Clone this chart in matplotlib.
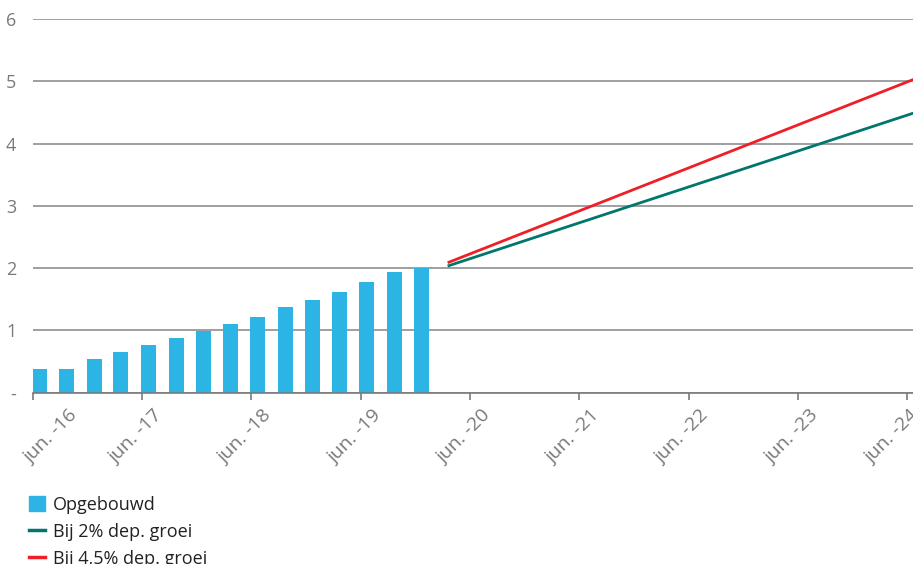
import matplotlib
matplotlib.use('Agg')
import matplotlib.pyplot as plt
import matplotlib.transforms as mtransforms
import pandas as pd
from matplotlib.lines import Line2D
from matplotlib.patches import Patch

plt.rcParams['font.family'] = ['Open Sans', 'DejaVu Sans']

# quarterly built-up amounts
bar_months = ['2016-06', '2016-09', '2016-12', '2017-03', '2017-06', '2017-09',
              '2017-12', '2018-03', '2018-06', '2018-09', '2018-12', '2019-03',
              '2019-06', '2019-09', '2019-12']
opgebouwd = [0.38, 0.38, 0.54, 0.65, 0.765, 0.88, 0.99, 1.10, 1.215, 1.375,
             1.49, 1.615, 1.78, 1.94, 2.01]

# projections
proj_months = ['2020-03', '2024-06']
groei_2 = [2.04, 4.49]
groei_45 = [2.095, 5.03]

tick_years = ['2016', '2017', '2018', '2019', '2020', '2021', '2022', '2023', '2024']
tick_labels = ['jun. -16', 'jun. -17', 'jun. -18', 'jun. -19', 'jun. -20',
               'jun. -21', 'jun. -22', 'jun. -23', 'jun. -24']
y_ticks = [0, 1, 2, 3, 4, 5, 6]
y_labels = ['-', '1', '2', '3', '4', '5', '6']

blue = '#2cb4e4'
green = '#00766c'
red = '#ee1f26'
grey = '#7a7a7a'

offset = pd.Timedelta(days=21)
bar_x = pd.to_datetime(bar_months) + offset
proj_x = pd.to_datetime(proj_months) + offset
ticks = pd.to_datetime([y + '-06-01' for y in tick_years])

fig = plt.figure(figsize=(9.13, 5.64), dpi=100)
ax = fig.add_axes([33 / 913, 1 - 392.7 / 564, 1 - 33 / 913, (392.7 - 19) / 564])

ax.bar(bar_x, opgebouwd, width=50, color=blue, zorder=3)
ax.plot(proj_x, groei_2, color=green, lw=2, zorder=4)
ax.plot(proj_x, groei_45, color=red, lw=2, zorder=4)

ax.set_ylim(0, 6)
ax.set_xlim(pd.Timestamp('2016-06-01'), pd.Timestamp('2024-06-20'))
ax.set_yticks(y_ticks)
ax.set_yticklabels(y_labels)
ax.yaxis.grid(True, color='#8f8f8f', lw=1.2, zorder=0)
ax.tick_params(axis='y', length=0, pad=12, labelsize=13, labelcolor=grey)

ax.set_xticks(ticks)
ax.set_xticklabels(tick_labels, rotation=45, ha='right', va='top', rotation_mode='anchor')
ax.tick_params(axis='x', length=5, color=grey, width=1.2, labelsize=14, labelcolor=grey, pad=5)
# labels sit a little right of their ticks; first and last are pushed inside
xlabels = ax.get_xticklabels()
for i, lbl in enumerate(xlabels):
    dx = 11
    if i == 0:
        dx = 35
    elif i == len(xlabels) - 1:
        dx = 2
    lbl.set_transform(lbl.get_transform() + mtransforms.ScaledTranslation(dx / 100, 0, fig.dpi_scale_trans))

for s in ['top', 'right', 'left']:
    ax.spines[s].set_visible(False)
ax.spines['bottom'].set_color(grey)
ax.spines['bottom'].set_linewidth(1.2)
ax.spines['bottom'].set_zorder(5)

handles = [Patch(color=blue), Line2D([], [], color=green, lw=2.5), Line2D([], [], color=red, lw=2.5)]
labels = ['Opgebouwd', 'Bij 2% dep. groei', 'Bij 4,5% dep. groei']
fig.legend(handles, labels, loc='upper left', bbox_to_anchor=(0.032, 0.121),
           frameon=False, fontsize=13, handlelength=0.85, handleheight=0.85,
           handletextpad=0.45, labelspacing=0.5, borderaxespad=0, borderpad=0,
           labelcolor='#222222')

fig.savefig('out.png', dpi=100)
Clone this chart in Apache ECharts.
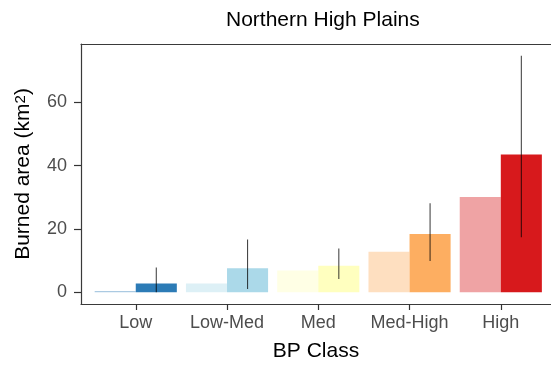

**********

* [STATED TASK]: Repeat, with no pictures, each line from the beginning of the data through the line containing "plt.rcParams['font.family'] = ['Open", inclusive.

* [THE COMPLETED TASK]:
Clone this chart in matplotlib.
import matplotlib
matplotlib.use('Agg')
import matplotlib.pyplot as plt
import matplotlib.transforms as mtransforms
import pandas as pd
from matplotlib.lines import Line2D
from matplotlib.patches import Patch

plt.rcParams['font.family'] = ['Open Sans', 'DejaVu Sans']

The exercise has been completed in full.